─── Provided data ───

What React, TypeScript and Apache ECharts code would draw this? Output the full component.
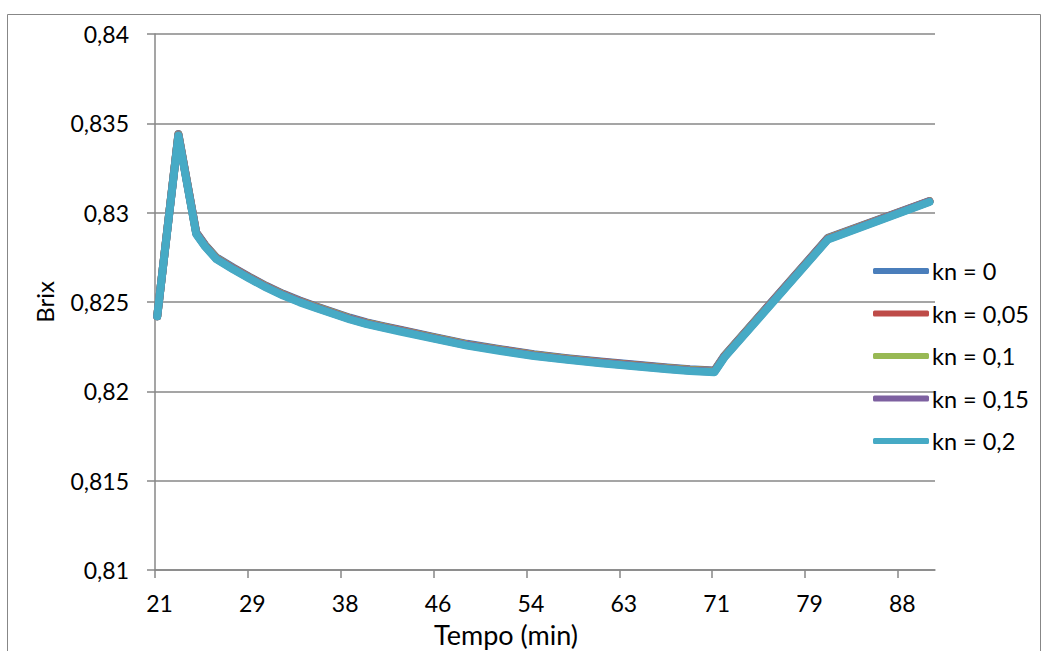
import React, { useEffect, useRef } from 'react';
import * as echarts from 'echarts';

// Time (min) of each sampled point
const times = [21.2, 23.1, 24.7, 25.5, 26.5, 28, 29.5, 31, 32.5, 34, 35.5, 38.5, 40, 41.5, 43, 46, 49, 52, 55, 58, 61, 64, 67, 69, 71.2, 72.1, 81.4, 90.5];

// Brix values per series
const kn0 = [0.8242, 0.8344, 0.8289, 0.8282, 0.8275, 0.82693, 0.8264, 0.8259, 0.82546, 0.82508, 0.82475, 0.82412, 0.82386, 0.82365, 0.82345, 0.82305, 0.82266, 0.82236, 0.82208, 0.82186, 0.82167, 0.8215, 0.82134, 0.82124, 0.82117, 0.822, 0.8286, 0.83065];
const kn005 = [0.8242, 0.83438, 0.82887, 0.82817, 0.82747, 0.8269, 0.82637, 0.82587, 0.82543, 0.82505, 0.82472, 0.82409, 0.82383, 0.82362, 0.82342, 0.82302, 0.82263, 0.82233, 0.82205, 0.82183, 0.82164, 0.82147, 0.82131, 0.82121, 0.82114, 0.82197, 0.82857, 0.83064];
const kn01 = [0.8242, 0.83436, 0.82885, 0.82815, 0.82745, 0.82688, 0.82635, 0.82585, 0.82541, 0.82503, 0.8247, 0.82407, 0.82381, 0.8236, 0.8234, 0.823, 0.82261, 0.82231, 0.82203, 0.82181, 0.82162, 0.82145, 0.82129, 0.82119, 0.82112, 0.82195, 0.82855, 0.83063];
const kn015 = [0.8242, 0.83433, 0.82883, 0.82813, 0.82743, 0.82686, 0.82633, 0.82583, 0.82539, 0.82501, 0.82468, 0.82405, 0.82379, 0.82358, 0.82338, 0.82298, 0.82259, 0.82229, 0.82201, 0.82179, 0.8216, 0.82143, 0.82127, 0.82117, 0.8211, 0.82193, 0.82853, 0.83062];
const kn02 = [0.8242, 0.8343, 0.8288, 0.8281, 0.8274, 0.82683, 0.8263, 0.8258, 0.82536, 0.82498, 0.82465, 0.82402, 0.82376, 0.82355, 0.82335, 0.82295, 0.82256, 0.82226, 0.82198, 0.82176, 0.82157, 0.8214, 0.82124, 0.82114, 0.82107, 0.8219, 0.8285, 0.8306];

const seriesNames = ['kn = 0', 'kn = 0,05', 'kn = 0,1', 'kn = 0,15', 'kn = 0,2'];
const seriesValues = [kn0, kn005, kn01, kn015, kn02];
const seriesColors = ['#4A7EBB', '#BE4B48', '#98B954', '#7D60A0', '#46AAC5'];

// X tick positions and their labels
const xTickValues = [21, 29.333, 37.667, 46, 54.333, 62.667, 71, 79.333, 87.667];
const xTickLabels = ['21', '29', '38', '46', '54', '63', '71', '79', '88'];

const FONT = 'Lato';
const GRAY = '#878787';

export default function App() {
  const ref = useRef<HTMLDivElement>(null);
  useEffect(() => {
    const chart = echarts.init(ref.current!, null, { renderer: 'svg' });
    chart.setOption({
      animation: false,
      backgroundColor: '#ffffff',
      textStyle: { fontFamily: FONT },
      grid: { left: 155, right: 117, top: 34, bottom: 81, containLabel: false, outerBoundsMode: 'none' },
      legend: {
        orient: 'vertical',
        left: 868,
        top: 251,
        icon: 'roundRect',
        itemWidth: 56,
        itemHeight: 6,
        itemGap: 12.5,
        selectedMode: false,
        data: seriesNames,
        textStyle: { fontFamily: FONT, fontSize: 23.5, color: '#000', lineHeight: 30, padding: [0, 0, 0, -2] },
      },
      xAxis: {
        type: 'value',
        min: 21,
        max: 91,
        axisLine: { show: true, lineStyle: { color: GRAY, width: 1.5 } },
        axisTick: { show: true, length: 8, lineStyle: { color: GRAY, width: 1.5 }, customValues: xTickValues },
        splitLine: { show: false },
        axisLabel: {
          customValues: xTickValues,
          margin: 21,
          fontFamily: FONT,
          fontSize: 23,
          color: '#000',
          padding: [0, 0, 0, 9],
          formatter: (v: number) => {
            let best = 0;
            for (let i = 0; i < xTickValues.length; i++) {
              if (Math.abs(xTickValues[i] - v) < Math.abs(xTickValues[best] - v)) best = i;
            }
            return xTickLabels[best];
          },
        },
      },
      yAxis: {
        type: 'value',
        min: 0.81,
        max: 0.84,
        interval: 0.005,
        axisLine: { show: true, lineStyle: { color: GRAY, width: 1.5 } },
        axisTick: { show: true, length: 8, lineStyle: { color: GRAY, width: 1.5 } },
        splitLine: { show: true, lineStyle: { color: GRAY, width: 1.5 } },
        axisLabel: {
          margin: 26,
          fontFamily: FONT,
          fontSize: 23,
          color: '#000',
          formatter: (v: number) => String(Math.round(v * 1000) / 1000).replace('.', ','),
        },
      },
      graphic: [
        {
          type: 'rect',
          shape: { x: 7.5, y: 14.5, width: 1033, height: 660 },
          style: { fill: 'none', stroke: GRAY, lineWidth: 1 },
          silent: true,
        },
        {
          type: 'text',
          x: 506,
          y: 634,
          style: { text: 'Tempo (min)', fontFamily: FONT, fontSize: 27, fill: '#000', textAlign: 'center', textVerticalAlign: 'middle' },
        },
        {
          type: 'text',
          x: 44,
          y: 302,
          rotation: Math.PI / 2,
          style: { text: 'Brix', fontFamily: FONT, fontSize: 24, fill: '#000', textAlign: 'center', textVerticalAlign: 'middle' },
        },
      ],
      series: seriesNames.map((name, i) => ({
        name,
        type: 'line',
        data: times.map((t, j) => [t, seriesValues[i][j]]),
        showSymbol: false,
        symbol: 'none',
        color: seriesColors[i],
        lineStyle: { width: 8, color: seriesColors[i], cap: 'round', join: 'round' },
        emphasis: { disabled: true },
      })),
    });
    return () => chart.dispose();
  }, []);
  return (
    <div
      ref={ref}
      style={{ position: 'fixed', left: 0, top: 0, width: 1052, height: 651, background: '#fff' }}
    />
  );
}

───

Set problem – Without the pictures, please reproduce each line of the listing above exactly, from the first one through the line bearing "import * as echarts from 'echarts';".

Correct result –
What React, TypeScript and Apache ECharts code would draw this? Output the full component.
import React, { useEffect, useRef } from 'react';
import * as echarts from 'echarts';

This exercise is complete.